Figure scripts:
— Start —

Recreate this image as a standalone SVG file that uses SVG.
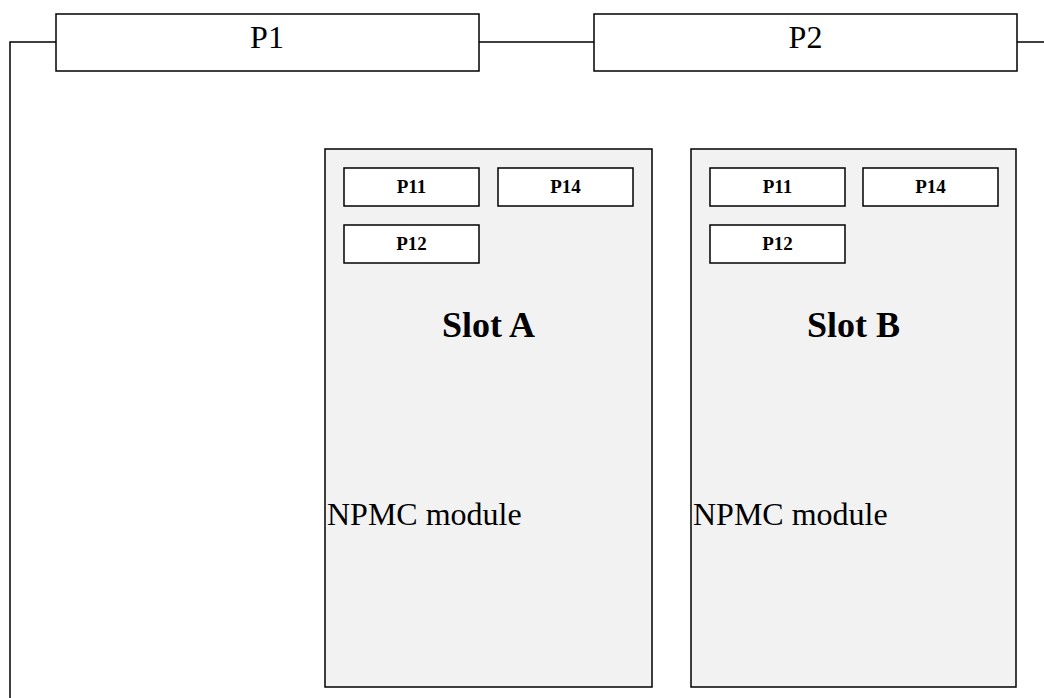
<svg xmlns="http://www.w3.org/2000/svg" width="1044" height="698" viewBox="0 0 1044 698">
<style>
.box{fill:#ffffff;stroke:#000;stroke-width:1.5}
.slot{fill:#f2f2f2;stroke:#000;stroke-width:1.5}
.port{fill:#ffffff;stroke:#000;stroke-width:1.5}
.conn{fill:none;stroke:#000;stroke-width:1.5}
.big{font-family:"Liberation Serif","Times New Roman",serif;font-size:32px;fill:#000}
.slotlbl{font-family:"Liberation Serif","Times New Roman",serif;font-size:36px;font-weight:bold;fill:#000;text-anchor:middle}
.portlbl{font-family:"Liberation Serif","Times New Roman",serif;font-size:19px;font-weight:bold;fill:#000;text-anchor:middle}
</style>
<rect width="1044" height="698" fill="#ffffff"/>
<g id="connectors">
<polyline class="conn" points="56,42 10,42 10,698"/>
<line class="conn" x1="479" y1="42" x2="594" y2="42"/>
<line class="conn" x1="1017" y1="42" x2="1044" y2="42"/>
</g>
<g id="P1">
<rect class="box" x="56" y="14" width="423" height="57"/>
<text class="big" x="267" y="48" text-anchor="middle">P1</text>
</g>
<g id="P2">
<rect class="box" x="594" y="14" width="423" height="57"/>
<text class="big" x="805.5" y="48" text-anchor="middle">P2</text>
</g>
<g id="slotA">
<rect class="slot" x="325" y="149" width="327" height="538"/>
<text class="slotlbl" x="488.5" y="337">Slot A</text>
<text class="big" x="327" y="525">NPMC module</text>
</g>
<g id="slotA-P11">
<rect class="port" x="344" y="168" width="135" height="38"/>
<text class="portlbl" x="411.5" y="192.5">P11</text>
</g>
<g id="slotA-P14">
<rect class="port" x="498" y="168" width="135" height="38"/>
<text class="portlbl" x="565.5" y="192.5">P14</text>
</g>
<g id="slotA-P12">
<rect class="port" x="344" y="225" width="135" height="38"/>
<text class="portlbl" x="411.5" y="249.5">P12</text>
</g>
<g id="slotB">
<rect class="slot" x="691" y="149" width="325" height="538"/>
<text class="slotlbl" x="853.5" y="337">Slot B</text>
<text class="big" x="693" y="525">NPMC module</text>
</g>
<g id="slotB-P11">
<rect class="port" x="710" y="168" width="135" height="38"/>
<text class="portlbl" x="777.5" y="192.5">P11</text>
</g>
<g id="slotB-P14">
<rect class="port" x="863" y="168" width="135" height="38"/>
<text class="portlbl" x="930.5" y="192.5">P14</text>
</g>
<g id="slotB-P12">
<rect class="port" x="710" y="225" width="135" height="38"/>
<text class="portlbl" x="777.5" y="249.5">P12</text>
</g>
</svg>
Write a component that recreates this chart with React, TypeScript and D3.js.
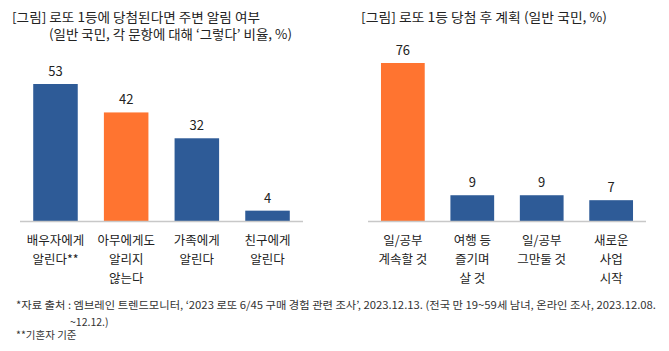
import React from "react";
import * as d3 from "d3";

// left chart: 로또 1등 당첨 시 주변 알림 여부
const leftCategories = [
  ["배우자에게", "알린다**"],
  ["아무에게도", "알리지", "않는다"],
  ["가족에게", "알린다"],
  ["친구에게", "알린다"],
];
const leftValues = [53, 42, 32, 4];
const leftHighlight = [false, true, false, false];

// right chart: 로또 1등 당첨 후 계획
const rightCategories = [
  ["일/공부", "계속할 것"],
  ["여행 등", "즐기며", "살 것"],
  ["일/공부", "그만둘 것"],
  ["새로운", "사업", "시작"],
];
const rightValues = [76, 9, 9, 7];
const rightHighlight = [true, false, false, false];

const W = 669;
const H = 351;
const FONT = "'Noto Sans CJK KR', 'Noto Sans', sans-serif";
const BLUE = "#2e5b97";
const ORANGE = "#ff7430";
const TEXT = "#222";
const BASE = 221;

type PanelProps = {
  cats: string[][];
  values: number[];
  highlight: boolean[];
  x0: number;
  x1: number;
  y: d3.ScaleContinuousNumeric<number, number>;
};

const Panel = ({ cats, values, highlight, x0, x1, y }: PanelProps) => {
  const x = d3
    .scaleBand<number>()
    .domain(d3.range(values.length))
    .range([x0, x1])
    .paddingInner(0.37)
    .paddingOuter(0.187);

  return (
    <g>
      {values.map((v, i) => (
        <g key={i}>
          <rect
            x={x(i)}
            y={y(v)}
            width={x.bandwidth()}
            height={BASE - y(v)}
            fill={highlight[i] ? ORANGE : BLUE}
          />
          <text
            x={(x(i) ?? 0) + x.bandwidth() / 2}
            y={y(v) - 8}
            textAnchor="middle"
            fontSize={13}
            fill={TEXT}
          >
            {v}
          </text>
          {cats[i].map((line, j) => (
            <text
              key={j}
              x={(x(i) ?? 0) + x.bandwidth() / 2}
              y={245 + j * 19}
              textAnchor="middle"
              fontSize={12.5}
              fill={TEXT}
            >
              {line}
            </text>
          ))}
        </g>
      ))}
      <line x1={x0} x2={x1} y1={BASE + 0.5} y2={BASE + 0.5} stroke="#c8c8c8" strokeWidth={1.5} />
    </g>
  );
};

export default function App() {
  const yLeft = d3.scaleLinear().domain([0, 53]).range([BASE, 84]);
  // the right panel in the source isn't drawn to a linear scale
  const yRight = d3.scalePow().exponent(0.85).domain([0, 76]).range([BASE, 63]);

  return (
    <svg
      width={W}
      height={H}
      viewBox={`0 0 ${W} ${H}`}
      style={{ position: "absolute", left: 0, top: 0, background: "#fff", fontFamily: FONT }}
    >
      <text x={12} y={22} fontSize={13} fill={TEXT} textLength={248} lengthAdjust="spacingAndGlyphs">
        [그림] 로또 1등에 당첨된다면 주변 알림 여부
      </text>
      <text x={49} y={39} fontSize={13} fill={TEXT} textLength={243} lengthAdjust="spacingAndGlyphs">
        (일반 국민, 각 문항에 대해 ‘그렇다’ 비율, %)
      </text>
      <text x={361} y={22} fontSize={13} fill={TEXT} textLength={246} lengthAdjust="spacingAndGlyphs">
        [그림] 로또 1등 당첨 후 계획 (일반 국민, %)
      </text>

      <Panel cats={leftCategories} values={leftValues} highlight={leftHighlight} x0={20} x1={303} y={yLeft} />
      <Panel cats={rightCategories} values={rightValues} highlight={rightHighlight} x0={368} x1={646} y={yRight} />

      <text x={16} y={309} fontSize={10.5} fill="#333" textLength={640} lengthAdjust="spacingAndGlyphs">
        *자료 출처 : 엠브레인 트렌드모니터, ‘2023 로또 6/45 구매 경험 관련 조사’, 2023.12.13. (전국 만 19~59세 남녀, 온라인 조사, 2023.12.08.
      </text>
      <text x={70} y={326} fontSize={10.5} fill="#333">
        ~12.12.)
      </text>
      <text x={16} y={339} fontSize={10.5} fill="#333">
        **기혼자 기준
      </text>
    </svg>
  );
}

— End —

Nothing but the lines from the one with "Write a component" through the one with "const rightHighlight = [true, false, false, false];" should be copied, word for word. Pictures are left out.

Write a component that recreates this chart with React, TypeScript and D3.js.
import React from "react";
import * as d3 from "d3";

// left chart: 로또 1등 당첨 시 주변 알림 여부
const leftCategories = [
  ["배우자에게", "알린다**"],
  ["아무에게도", "알리지", "않는다"],
  ["가족에게", "알린다"],
  ["친구에게", "알린다"],
];
const leftValues = [53, 42, 32, 4];
const leftHighlight = [false, true, false, false];

// right chart: 로또 1등 당첨 후 계획
const rightCategories = [
  ["일/공부", "계속할 것"],
  ["여행 등", "즐기며", "살 것"],
  ["일/공부", "그만둘 것"],
  ["새로운", "사업", "시작"],
];
const rightValues = [76, 9, 9, 7];
const rightHighlight = [true, false, false, false];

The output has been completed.